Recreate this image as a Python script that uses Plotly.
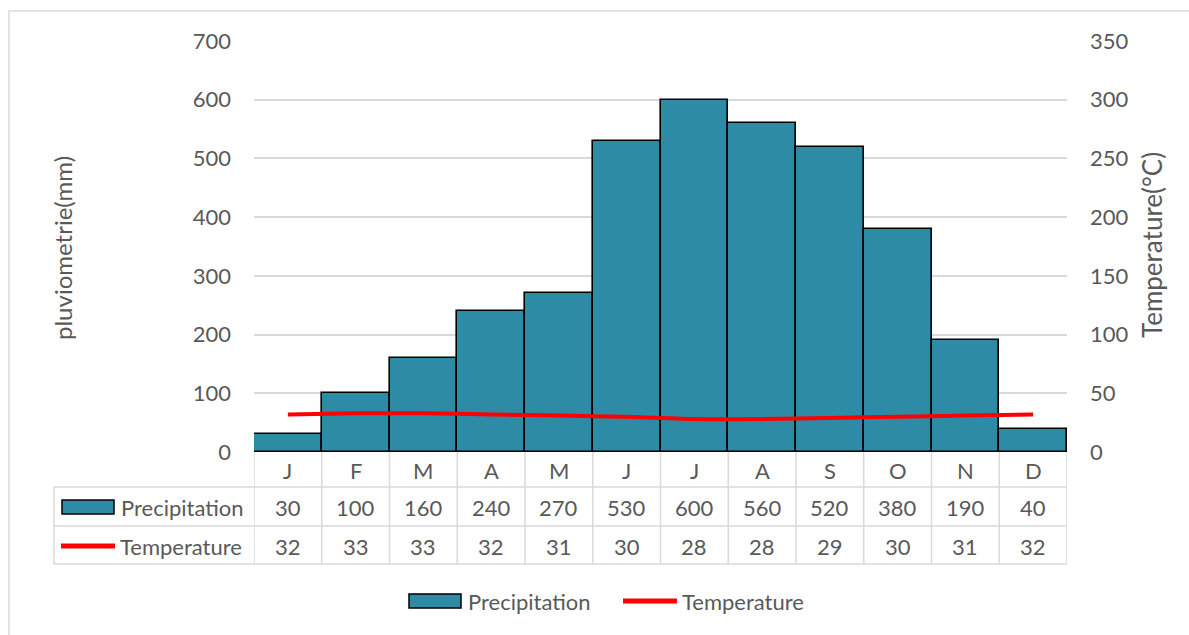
import plotly.graph_objects as go

# Monthly climate data
months = ["J", "F", "M", "A", "M", "J", "J", "A", "S", "O", "N", "D"]
precipitation = [30, 100, 160, 240, 270, 530, 600, 560, 520, 380, 190, 40]
temperature = [32, 33, 33, 32, 31, 30, 28, 28, 29, 30, 31, 32]
left_ticks = [0, 100, 200, 300, 400, 500, 600, 700]
right_ticks = [0, 50, 100, 150, 200, 250, 300, 350]

W, H = 1189, 635
L, R, T, B = 254, 1067, 41, 452          # plot area in pixels
BAR_COLOR = "#2E8BA6"
GRID = "#D9D9D9"
TXT = "#595959"
FONT = "Lato"
FS = 22


def px(x):
    return (x - L) / (R - L)


def py(y):
    return (B - y) / (B - T)


def label(x, y, text, xref="paper", xanchor="center", angle=0, size=FS):
    return dict(x=x, y=y, xref=xref, yref="paper", text=text, textangle=angle,
                xanchor=xanchor, yanchor="middle", showarrow=False,
                font=dict(family=FONT, size=size, color=TXT))


xs = list(range(len(months)))

fig = go.Figure()
fig.add_trace(go.Bar(
    x=xs, y=precipitation, name="Precipitation",
    marker=dict(color=BAR_COLOR, line=dict(color="black", width=1.6)),
    width=1.0, showlegend=False,
))
fig.add_trace(go.Scatter(
    x=xs, y=temperature, name="Temperature", yaxis="y2",
    mode="lines", line=dict(color="#FF0000", width=4, shape="spline", smoothing=0.6),
    showlegend=False,
))

shapes = []
annotations = []

# outer chart frame
shapes.append(dict(type="rect", xref="paper", yref="paper",
                   x0=px(9), x1=px(W + 20), y0=py(11), y1=py(H + 20),
                   line=dict(color=GRID, width=1.5), layer="below"))

# data table grid
for yy in [487, 526, 564]:
    shapes.append(dict(type="line", xref="paper", yref="paper",
                       x0=px(54), x1=1, y0=py(yy), y1=py(yy),
                       line=dict(color=GRID, width=1.5)))
for k in range(len(months) + 1):
    shapes.append(dict(type="line", xref="x", yref="paper",
                       x0=k - 0.5, x1=k - 0.5, y0=0, y1=py(564),
                       line=dict(color=GRID, width=1.5)))
shapes.append(dict(type="line", xref="paper", yref="paper",
                   x0=px(54), x1=px(54), y0=py(487), y1=py(564),
                   line=dict(color=GRID, width=1.5)))

# table cells
row_y = [470, 507, 546]
for k, m in enumerate(months):
    annotations.append(label(k, py(row_y[0]), m, xref="x"))
    annotations.append(label(k, py(row_y[1]), str(precipitation[k]), xref="x"))
    annotations.append(label(k, py(row_y[2]), str(temperature[k]), xref="x"))


def legend_key(x0, yc, text, kind):
    if kind == "bar":
        shapes.append(dict(type="rect", xref="paper", yref="paper",
                           x0=px(x0), x1=px(x0 + 52), y0=py(yc - 7), y1=py(yc + 7),
                           fillcolor=BAR_COLOR, line=dict(color="black", width=1.5)))
    else:
        shapes.append(dict(type="path", xref="paper", yref="paper",
                           path=f"M {px(x0)},{py(yc)} L {px(x0 + 54)},{py(yc)}",
                           line=dict(color="#FF0000", width=5)))
    annotations.append(label(px(x0 + 57), py(yc), text, xanchor="left"))


# keys inside the table
legend_key(62, 507, "Precipitation", "bar")
legend_key(61, 546, "Temperature", "line")
# legend below the chart
legend_key(409, 601, "Precipitation", "bar")
legend_key(623, 601, "Temperature", "line")

# axis titles
annotations.append(label(px(63), py(248), "pluviometrie(mm)", angle=-90, size=24))
annotations.append(label(px(1152), py(245), "Temperature(°C)", angle=-90, size=26))

fig.update_layout(
    width=W, height=H,
    margin=dict(l=L, r=W - R, t=T, b=H - B, pad=0),
    paper_bgcolor="white", plot_bgcolor="white",
    bargap=0,
    font=dict(family=FONT, size=FS, color=TXT),
    xaxis=dict(range=[-0.5, 11.5], showticklabels=False, showgrid=False,
               zeroline=False, showline=False, fixedrange=True),
    yaxis=dict(range=[0, 700], tickvals=left_ticks, showgrid=True, gridcolor=GRID,
               gridwidth=1.5, zeroline=False, showline=False, ticks="",
               ticklabelstandoff=22, tickfont=dict(family=FONT, size=FS, color=TXT)),
    yaxis2=dict(range=[0, 350], tickvals=right_ticks, overlaying="y", side="right",
                showgrid=False, zeroline=False, showline=False, ticks="",
                ticklabelstandoff=22, tickfont=dict(family=FONT, size=FS, color=TXT)),
    shapes=shapes,
    annotations=annotations,
)

fig.write_html("out.html")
____
▸ **Problem statement**:
Only lines belong in the copy: transcribe those from the start of the data through the line that contains "import plotly.graph_objects as go", and skip the pictures.

▸ **Solution for this task**:
Recreate this image as a Python script that uses Plotly.
import plotly.graph_objects as go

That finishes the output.